* What you will do: Your task is to copy every line of this material exactly.
** start Recorded data **
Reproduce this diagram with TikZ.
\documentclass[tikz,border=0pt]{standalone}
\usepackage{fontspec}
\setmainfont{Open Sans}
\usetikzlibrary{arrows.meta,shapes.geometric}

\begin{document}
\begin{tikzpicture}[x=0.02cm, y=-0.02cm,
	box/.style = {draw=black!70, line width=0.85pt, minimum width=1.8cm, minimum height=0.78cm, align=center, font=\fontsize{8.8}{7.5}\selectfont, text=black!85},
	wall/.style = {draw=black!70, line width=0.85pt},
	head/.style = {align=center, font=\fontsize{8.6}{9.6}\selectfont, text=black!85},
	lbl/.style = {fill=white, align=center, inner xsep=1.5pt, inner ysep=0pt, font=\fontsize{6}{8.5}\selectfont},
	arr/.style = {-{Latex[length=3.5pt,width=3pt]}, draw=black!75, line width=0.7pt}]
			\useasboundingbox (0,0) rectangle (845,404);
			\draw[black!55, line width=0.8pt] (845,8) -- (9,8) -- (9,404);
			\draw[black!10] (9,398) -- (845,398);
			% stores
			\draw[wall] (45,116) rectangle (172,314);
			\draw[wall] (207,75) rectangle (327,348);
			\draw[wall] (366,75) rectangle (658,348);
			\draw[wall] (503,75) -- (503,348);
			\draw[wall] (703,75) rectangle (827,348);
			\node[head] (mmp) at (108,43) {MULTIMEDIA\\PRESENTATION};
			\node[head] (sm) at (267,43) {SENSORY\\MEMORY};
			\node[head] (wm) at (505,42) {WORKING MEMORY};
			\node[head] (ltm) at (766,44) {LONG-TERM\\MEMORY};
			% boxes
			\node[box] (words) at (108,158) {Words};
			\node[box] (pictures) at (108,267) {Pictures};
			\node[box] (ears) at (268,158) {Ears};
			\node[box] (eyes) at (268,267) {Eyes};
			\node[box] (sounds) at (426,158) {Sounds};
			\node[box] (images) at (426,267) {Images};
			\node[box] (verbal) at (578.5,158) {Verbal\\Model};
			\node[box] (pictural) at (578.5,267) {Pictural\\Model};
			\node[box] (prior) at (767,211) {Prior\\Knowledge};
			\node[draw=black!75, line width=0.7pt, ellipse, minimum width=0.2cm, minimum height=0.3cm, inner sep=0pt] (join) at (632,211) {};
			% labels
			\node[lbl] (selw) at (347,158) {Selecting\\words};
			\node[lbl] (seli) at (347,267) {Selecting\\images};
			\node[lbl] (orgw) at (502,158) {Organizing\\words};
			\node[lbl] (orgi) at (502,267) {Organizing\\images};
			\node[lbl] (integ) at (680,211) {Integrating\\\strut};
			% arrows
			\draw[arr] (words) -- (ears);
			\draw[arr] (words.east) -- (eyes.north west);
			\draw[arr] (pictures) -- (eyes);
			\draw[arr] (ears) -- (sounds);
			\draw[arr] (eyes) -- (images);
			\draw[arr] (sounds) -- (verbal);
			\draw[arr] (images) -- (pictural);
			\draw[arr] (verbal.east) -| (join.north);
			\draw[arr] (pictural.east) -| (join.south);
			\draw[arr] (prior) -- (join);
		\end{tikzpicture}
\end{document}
** end Recorded data **
* The response:
Reproduce this diagram with TikZ.
\documentclass[tikz,border=0pt]{standalone}
\usepackage{fontspec}
\setmainfont{Open Sans}
\usetikzlibrary{arrows.meta,shapes.geometric}

\begin{document}
\begin{tikzpicture}[x=0.02cm, y=-0.02cm,
	box/.style = {draw=black!70, line width=0.85pt, minimum width=1.8cm, minimum height=0.78cm, align=center, font=\fontsize{8.8}{7.5}\selectfont, text=black!85},
	wall/.style = {draw=black!70, line width=0.85pt},
	head/.style = {align=center, font=\fontsize{8.6}{9.6}\selectfont, text=black!85},
	lbl/.style = {fill=white, align=center, inner xsep=1.5pt, inner ysep=0pt, font=\fontsize{6}{8.5}\selectfont},
	arr/.style = {-{Latex[length=3.5pt,width=3pt]}, draw=black!75, line width=0.7pt}]
			\useasboundingbox (0,0) rectangle (845,404);
			\draw[black!55, line width=0.8pt] (845,8) -- (9,8) -- (9,404);
			\draw[black!10] (9,398) -- (845,398);
			% stores
			\draw[wall] (45,116) rectangle (172,314);
			\draw[wall] (207,75) rectangle (327,348);
			\draw[wall] (366,75) rectangle (658,348);
			\draw[wall] (503,75) -- (503,348);
			\draw[wall] (703,75) rectangle (827,348);
			\node[head] (mmp) at (108,43) {MULTIMEDIA\\PRESENTATION};
			\node[head] (sm) at (267,43) {SENSORY\\MEMORY};
			\node[head] (wm) at (505,42) {WORKING MEMORY};
			\node[head] (ltm) at (766,44) {LONG-TERM\\MEMORY};
			% boxes
			\node[box] (words) at (108,158) {Words};
			\node[box] (pictures) at (108,267) {Pictures};
			\node[box] (ears) at (268,158) {Ears};
			\node[box] (eyes) at (268,267) {Eyes};
			\node[box] (sounds) at (426,158) {Sounds};
			\node[box] (images) at (426,267) {Images};
			\node[box] (verbal) at (578.5,158) {Verbal\\Model};
			\node[box] (pictural) at (578.5,267) {Pictural\\Model};
			\node[box] (prior) at (767,211) {Prior\\Knowledge};
			\node[draw=black!75, line width=0.7pt, ellipse, minimum width=0.2cm, minimum height=0.3cm, inner sep=0pt] (join) at (632,211) {};
			% labels
			\node[lbl] (selw) at (347,158) {Selecting\\words};
			\node[lbl] (seli) at (347,267) {Selecting\\images};
			\node[lbl] (orgw) at (502,158) {Organizing\\words};
			\node[lbl] (orgi) at (502,267) {Organizing\\images};
			\node[lbl] (integ) at (680,211) {Integrating\\\strut};
			% arrows
			\draw[arr] (words) -- (ears);
			\draw[arr] (words.east) -- (eyes.north west);
			\draw[arr] (pictures) -- (eyes);
			\draw[arr] (ears) -- (sounds);
			\draw[arr] (eyes) -- (images);
			\draw[arr] (sounds) -- (verbal);
			\draw[arr] (images) -- (pictural);
			\draw[arr] (verbal.east) -| (join.north);
			\draw[arr] (pictural.east) -| (join.south);
			\draw[arr] (prior) -- (join);
		\end{tikzpicture}
\end{document}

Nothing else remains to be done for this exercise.